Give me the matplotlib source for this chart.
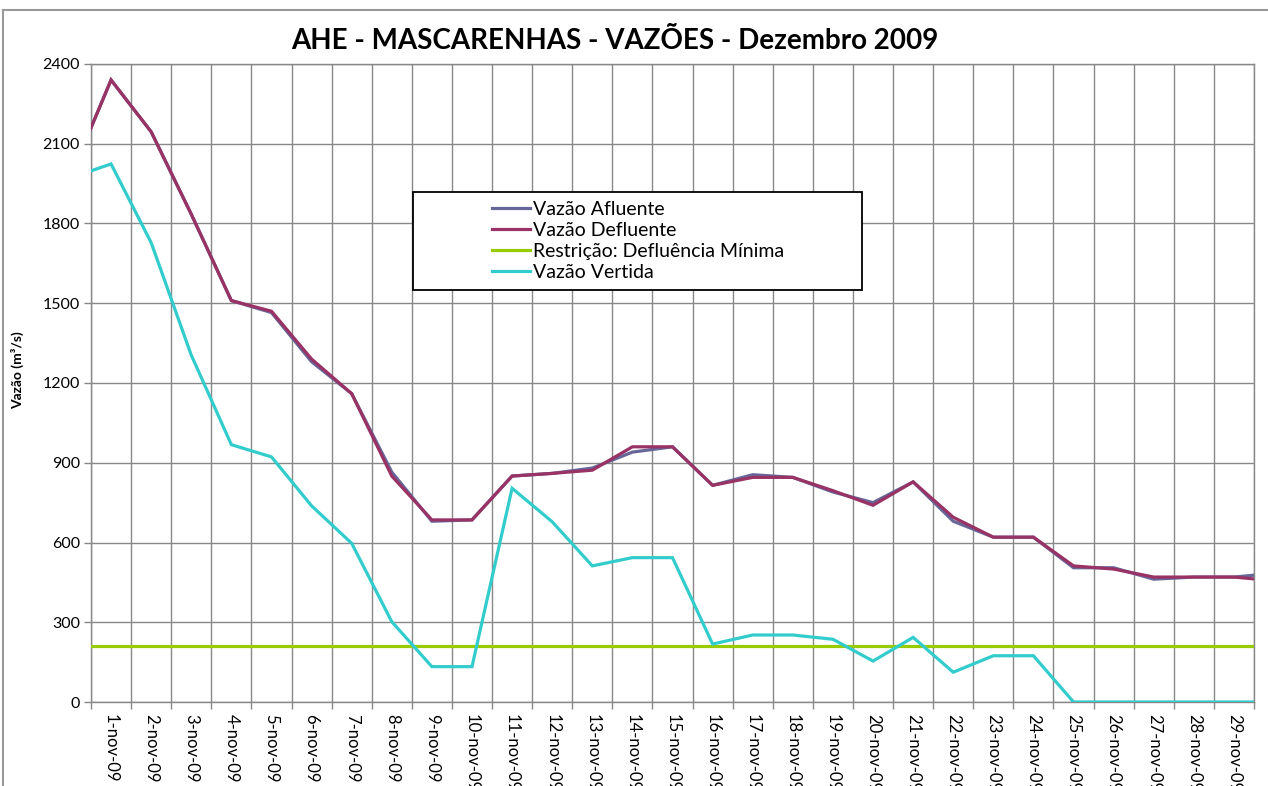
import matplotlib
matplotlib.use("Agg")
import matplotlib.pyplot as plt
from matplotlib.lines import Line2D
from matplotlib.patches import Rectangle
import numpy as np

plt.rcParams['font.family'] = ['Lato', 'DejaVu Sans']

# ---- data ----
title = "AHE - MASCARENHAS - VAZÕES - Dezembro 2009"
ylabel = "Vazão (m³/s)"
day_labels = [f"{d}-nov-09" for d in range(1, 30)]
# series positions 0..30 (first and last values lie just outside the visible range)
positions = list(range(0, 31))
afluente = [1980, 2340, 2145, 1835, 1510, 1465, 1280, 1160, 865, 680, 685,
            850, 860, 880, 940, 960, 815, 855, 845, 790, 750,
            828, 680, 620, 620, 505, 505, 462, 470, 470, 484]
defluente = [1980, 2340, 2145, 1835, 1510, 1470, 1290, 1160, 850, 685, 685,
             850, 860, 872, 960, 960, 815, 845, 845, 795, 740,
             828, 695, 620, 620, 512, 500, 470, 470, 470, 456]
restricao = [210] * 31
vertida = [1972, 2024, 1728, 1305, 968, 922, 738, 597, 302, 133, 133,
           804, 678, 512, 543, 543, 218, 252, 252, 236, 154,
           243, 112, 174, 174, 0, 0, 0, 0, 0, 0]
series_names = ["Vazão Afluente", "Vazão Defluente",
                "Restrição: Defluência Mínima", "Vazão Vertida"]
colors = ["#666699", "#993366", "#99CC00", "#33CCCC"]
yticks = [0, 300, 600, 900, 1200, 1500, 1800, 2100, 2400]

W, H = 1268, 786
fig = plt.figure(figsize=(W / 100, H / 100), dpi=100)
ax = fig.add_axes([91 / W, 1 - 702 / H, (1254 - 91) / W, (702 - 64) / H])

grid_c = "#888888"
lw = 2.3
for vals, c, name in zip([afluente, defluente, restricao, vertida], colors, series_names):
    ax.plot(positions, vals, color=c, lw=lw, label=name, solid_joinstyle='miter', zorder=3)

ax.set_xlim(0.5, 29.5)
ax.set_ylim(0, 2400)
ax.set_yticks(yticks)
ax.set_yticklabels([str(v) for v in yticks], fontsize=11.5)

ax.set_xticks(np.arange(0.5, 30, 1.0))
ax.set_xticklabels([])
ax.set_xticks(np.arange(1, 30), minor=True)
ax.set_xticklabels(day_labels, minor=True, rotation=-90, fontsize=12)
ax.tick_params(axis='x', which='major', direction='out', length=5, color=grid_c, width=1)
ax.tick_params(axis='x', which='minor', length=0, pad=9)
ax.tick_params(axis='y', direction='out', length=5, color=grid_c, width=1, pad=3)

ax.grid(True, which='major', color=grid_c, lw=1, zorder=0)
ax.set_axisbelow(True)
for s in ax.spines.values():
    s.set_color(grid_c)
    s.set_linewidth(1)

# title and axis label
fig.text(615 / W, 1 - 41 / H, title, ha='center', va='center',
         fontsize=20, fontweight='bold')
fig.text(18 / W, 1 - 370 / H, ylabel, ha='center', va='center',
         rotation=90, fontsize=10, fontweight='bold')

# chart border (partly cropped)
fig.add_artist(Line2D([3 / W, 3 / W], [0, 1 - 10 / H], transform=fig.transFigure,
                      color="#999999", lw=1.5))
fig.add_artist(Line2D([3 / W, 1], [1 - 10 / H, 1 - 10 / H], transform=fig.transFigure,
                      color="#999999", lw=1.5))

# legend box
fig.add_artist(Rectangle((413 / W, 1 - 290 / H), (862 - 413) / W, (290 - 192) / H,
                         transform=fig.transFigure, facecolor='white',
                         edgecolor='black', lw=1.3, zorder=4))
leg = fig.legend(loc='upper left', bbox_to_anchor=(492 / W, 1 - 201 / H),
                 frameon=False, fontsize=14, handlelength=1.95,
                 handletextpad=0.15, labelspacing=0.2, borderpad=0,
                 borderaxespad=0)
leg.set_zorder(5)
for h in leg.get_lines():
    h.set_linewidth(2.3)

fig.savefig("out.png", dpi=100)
--*--
▸ **REQUIRED TASK**
Copy exactly the lines running from the beginning of the listing through the line that has "plt.rcParams['font.family'] = ['Lato', 'DejaVu". Drop the pictures.

▸ **TASK SOLUTION**
Give me the matplotlib source for this chart.
import matplotlib
matplotlib.use("Agg")
import matplotlib.pyplot as plt
from matplotlib.lines import Line2D
from matplotlib.patches import Rectangle
import numpy as np

plt.rcParams['font.family'] = ['Lato', 'DejaVu Sans']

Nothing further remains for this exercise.